When the event drew to a
close, and we all whispered an insecurity into a watermelon and participated in
a Gallagher-esque destruction of said watermelon, I didn’t have the words to
reach out to the trio. What I wanted to
say was not words. It was a stone sphere
I didn’t have. It was the fruit that
they had already given me. I said thanks
to the shorter of the three, and asked if I could send them a piece of writing
that they had inspired in me—planted the seed, if you like—and I dumbly smiled
at the other two.
Seven months later I was
in the passenger seat of my father’s car explaining this ripened thought
process, its beginnings with the pilfered lemons, the People’s Plum Pie, the
events of the public fruit meditation, the apples from our and the neighbor’s
backyard, and, of course, bocce.
“I have a story that has
to do with all of that,” he said.
I have no idea what I said
to that, but in my mind right now I am making myself say, “You have got to be
fucking kidding me.”
He told me about French
colleagues of his in Nigeria.

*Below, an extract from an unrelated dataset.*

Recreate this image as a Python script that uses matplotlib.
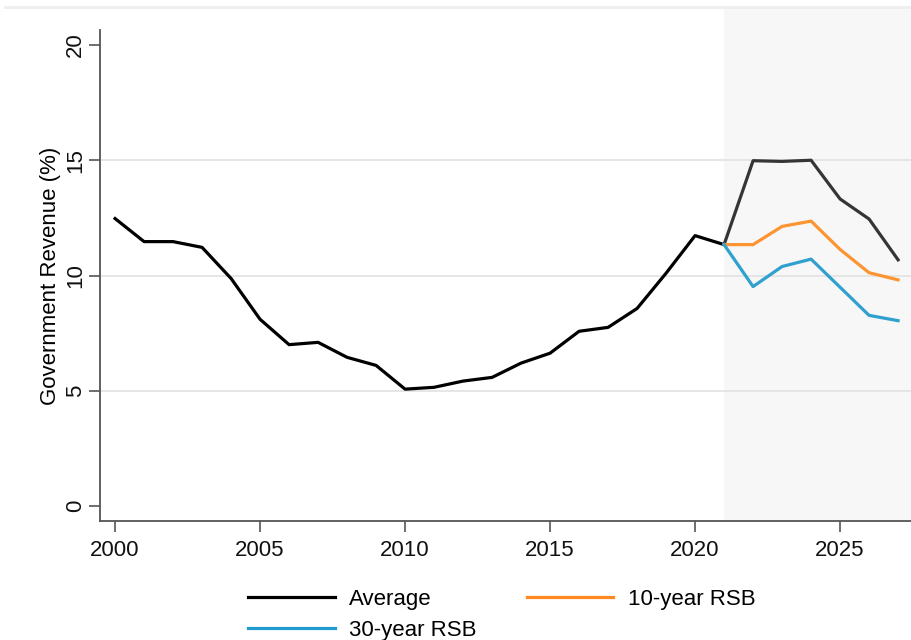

They
brought in truckloads of sand to a spot on the river to create a sort of
beach. They went there to swim—with a
rope to hang on to in the swift river—and to sunbathe and relax, and to play
boules (the French relative to bocce) with coconuts foraged from the area. The Nigerians found this most peculiar, that
these white foreigners would, for pleasure, subject themselves to the unyielding
sun at the hottest part of the day, to the deathly river for no good reason,
and that they would, in this unbearable heat, toss coconuts in the sand and
walk after them for hours at a time.